§ **STORED DATA**
-=-=-=-=-

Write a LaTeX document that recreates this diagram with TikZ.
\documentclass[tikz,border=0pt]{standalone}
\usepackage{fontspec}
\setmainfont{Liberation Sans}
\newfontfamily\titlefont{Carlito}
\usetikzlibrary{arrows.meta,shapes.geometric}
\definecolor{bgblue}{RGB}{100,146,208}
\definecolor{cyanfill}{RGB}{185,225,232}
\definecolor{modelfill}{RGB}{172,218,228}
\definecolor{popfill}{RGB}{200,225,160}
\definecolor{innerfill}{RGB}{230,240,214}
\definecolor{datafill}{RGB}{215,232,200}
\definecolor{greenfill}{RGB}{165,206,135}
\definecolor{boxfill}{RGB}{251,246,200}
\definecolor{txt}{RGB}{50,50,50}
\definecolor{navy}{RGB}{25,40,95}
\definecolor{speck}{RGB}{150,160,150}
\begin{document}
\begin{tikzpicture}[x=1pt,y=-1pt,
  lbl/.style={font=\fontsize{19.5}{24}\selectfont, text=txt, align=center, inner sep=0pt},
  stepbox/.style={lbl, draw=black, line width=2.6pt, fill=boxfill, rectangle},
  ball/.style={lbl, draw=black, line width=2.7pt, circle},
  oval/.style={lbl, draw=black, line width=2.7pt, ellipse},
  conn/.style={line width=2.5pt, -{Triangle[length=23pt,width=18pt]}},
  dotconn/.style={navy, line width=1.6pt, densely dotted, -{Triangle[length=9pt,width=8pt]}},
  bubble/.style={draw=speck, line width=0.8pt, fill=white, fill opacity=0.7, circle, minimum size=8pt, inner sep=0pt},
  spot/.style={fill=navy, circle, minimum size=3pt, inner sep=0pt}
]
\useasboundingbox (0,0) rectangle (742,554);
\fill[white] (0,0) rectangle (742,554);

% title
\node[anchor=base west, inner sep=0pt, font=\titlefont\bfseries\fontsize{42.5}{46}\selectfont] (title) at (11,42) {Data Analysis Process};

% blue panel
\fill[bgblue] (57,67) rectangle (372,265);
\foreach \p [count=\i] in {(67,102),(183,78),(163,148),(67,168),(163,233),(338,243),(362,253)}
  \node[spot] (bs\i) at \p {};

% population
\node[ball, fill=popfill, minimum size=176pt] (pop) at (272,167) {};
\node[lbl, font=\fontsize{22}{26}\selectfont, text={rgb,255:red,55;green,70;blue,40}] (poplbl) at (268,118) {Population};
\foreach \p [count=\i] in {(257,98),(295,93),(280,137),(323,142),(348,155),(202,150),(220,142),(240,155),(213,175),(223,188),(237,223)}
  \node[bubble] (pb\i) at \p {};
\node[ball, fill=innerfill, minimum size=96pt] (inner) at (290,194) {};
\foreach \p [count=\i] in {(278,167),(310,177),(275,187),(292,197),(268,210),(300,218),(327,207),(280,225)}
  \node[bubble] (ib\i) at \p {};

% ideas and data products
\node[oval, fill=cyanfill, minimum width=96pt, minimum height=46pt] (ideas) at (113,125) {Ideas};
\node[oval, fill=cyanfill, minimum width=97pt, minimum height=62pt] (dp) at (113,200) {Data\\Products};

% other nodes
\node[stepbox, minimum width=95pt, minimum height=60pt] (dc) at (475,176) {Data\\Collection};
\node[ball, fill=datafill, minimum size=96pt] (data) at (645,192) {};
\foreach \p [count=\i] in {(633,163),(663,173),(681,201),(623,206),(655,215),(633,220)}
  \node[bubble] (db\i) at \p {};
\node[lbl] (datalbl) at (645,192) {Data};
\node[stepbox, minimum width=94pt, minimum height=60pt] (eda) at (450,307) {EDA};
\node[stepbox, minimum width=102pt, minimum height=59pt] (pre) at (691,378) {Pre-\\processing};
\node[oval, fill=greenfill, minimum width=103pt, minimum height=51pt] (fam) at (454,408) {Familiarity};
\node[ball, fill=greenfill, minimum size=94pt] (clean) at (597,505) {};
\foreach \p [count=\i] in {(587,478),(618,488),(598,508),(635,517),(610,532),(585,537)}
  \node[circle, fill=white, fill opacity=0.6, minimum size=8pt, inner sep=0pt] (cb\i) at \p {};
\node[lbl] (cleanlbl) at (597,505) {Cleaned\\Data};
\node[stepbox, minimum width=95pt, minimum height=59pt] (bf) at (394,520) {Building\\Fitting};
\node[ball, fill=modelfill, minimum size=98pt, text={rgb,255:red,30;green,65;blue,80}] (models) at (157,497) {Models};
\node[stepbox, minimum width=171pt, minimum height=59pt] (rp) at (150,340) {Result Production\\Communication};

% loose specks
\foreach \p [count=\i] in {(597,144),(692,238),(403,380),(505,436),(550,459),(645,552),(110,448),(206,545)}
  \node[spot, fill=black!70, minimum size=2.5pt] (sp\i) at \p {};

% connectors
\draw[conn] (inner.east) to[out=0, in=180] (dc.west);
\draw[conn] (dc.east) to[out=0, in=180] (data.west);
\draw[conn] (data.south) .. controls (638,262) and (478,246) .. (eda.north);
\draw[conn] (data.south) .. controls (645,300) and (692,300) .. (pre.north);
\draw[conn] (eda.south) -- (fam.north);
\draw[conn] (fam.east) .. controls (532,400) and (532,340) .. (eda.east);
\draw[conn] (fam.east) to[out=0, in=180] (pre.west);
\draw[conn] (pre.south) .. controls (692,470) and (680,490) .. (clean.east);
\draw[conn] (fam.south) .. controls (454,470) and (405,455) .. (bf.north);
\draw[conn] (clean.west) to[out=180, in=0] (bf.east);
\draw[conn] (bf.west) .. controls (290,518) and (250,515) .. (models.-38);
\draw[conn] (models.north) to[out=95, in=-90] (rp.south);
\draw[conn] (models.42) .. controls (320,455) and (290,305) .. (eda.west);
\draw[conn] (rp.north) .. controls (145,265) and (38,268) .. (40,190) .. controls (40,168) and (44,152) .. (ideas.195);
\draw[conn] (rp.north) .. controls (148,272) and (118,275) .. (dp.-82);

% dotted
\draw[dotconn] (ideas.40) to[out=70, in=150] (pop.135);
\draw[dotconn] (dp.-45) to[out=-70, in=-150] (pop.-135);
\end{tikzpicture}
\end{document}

-=-=-=-=-

§ **TASK BRIEF**
Make an exact copy of every line in the data.

§ **TASK OUTPUT**
Write a LaTeX document that recreates this diagram with TikZ.
\documentclass[tikz,border=0pt]{standalone}
\usepackage{fontspec}
\setmainfont{Liberation Sans}
\newfontfamily\titlefont{Carlito}
\usetikzlibrary{arrows.meta,shapes.geometric}
\definecolor{bgblue}{RGB}{100,146,208}
\definecolor{cyanfill}{RGB}{185,225,232}
\definecolor{modelfill}{RGB}{172,218,228}
\definecolor{popfill}{RGB}{200,225,160}
\definecolor{innerfill}{RGB}{230,240,214}
\definecolor{datafill}{RGB}{215,232,200}
\definecolor{greenfill}{RGB}{165,206,135}
\definecolor{boxfill}{RGB}{251,246,200}
\definecolor{txt}{RGB}{50,50,50}
\definecolor{navy}{RGB}{25,40,95}
\definecolor{speck}{RGB}{150,160,150}
\begin{document}
\begin{tikzpicture}[x=1pt,y=-1pt,
  lbl/.style={font=\fontsize{19.5}{24}\selectfont, text=txt, align=center, inner sep=0pt},
  stepbox/.style={lbl, draw=black, line width=2.6pt, fill=boxfill, rectangle},
  ball/.style={lbl, draw=black, line width=2.7pt, circle},
  oval/.style={lbl, draw=black, line width=2.7pt, ellipse},
  conn/.style={line width=2.5pt, -{Triangle[length=23pt,width=18pt]}},
  dotconn/.style={navy, line width=1.6pt, densely dotted, -{Triangle[length=9pt,width=8pt]}},
  bubble/.style={draw=speck, line width=0.8pt, fill=white, fill opacity=0.7, circle, minimum size=8pt, inner sep=0pt},
  spot/.style={fill=navy, circle, minimum size=3pt, inner sep=0pt}
]
\useasboundingbox (0,0) rectangle (742,554);
\fill[white] (0,0) rectangle (742,554);

% title
\node[anchor=base west, inner sep=0pt, font=\titlefont\bfseries\fontsize{42.5}{46}\selectfont] (title) at (11,42) {Data Analysis Process};

% blue panel
\fill[bgblue] (57,67) rectangle (372,265);
\foreach \p [count=\i] in {(67,102),(183,78),(163,148),(67,168),(163,233),(338,243),(362,253)}
  \node[spot] (bs\i) at \p {};

% population
\node[ball, fill=popfill, minimum size=176pt] (pop) at (272,167) {};
\node[lbl, font=\fontsize{22}{26}\selectfont, text={rgb,255:red,55;green,70;blue,40}] (poplbl) at (268,118) {Population};
\foreach \p [count=\i] in {(257,98),(295,93),(280,137),(323,142),(348,155),(202,150),(220,142),(240,155),(213,175),(223,188),(237,223)}
  \node[bubble] (pb\i) at \p {};
\node[ball, fill=innerfill, minimum size=96pt] (inner) at (290,194) {};
\foreach \p [count=\i] in {(278,167),(310,177),(275,187),(292,197),(268,210),(300,218),(327,207),(280,225)}
  \node[bubble] (ib\i) at \p {};

% ideas and data products
\node[oval, fill=cyanfill, minimum width=96pt, minimum height=46pt] (ideas) at (113,125) {Ideas};
\node[oval, fill=cyanfill, minimum width=97pt, minimum height=62pt] (dp) at (113,200) {Data\\Products};

% other nodes
\node[stepbox, minimum width=95pt, minimum height=60pt] (dc) at (475,176) {Data\\Collection};
\node[ball, fill=datafill, minimum size=96pt] (data) at (645,192) {};
\foreach \p [count=\i] in {(633,163),(663,173),(681,201),(623,206),(655,215),(633,220)}
  \node[bubble] (db\i) at \p {};
\node[lbl] (datalbl) at (645,192) {Data};
\node[stepbox, minimum width=94pt, minimum height=60pt] (eda) at (450,307) {EDA};
\node[stepbox, minimum width=102pt, minimum height=59pt] (pre) at (691,378) {Pre-\\processing};
\node[oval, fill=greenfill, minimum width=103pt, minimum height=51pt] (fam) at (454,408) {Familiarity};
\node[ball, fill=greenfill, minimum size=94pt] (clean) at (597,505) {};
\foreach \p [count=\i] in {(587,478),(618,488),(598,508),(635,517),(610,532),(585,537)}
  \node[circle, fill=white, fill opacity=0.6, minimum size=8pt, inner sep=0pt] (cb\i) at \p {};
\node[lbl] (cleanlbl) at (597,505) {Cleaned\\Data};
\node[stepbox, minimum width=95pt, minimum height=59pt] (bf) at (394,520) {Building\\Fitting};
\node[ball, fill=modelfill, minimum size=98pt, text={rgb,255:red,30;green,65;blue,80}] (models) at (157,497) {Models};
\node[stepbox, minimum width=171pt, minimum height=59pt] (rp) at (150,340) {Result Production\\Communication};

% loose specks
\foreach \p [count=\i] in {(597,144),(692,238),(403,380),(505,436),(550,459),(645,552),(110,448),(206,545)}
  \node[spot, fill=black!70, minimum size=2.5pt] (sp\i) at \p {};

% connectors
\draw[conn] (inner.east) to[out=0, in=180] (dc.west);
\draw[conn] (dc.east) to[out=0, in=180] (data.west);
\draw[conn] (data.south) .. controls (638,262) and (478,246) .. (eda.north);
\draw[conn] (data.south) .. controls (645,300) and (692,300) .. (pre.north);
\draw[conn] (eda.south) -- (fam.north);
\draw[conn] (fam.east) .. controls (532,400) and (532,340) .. (eda.east);
\draw[conn] (fam.east) to[out=0, in=180] (pre.west);
\draw[conn] (pre.south) .. controls (692,470) and (680,490) .. (clean.east);
\draw[conn] (fam.south) .. controls (454,470) and (405,455) .. (bf.north);
\draw[conn] (clean.west) to[out=180, in=0] (bf.east);
\draw[conn] (bf.west) .. controls (290,518) and (250,515) .. (models.-38);
\draw[conn] (models.north) to[out=95, in=-90] (rp.south);
\draw[conn] (models.42) .. controls (320,455) and (290,305) .. (eda.west);
\draw[conn] (rp.north) .. controls (145,265) and (38,268) .. (40,190) .. controls (40,168) and (44,152) .. (ideas.195);
\draw[conn] (rp.north) .. controls (148,272) and (118,275) .. (dp.-82);

% dotted
\draw[dotconn] (ideas.40) to[out=70, in=150] (pop.135);
\draw[dotconn] (dp.-45) to[out=-70, in=-150] (pop.-135);
\end{tikzpicture}
\end{document}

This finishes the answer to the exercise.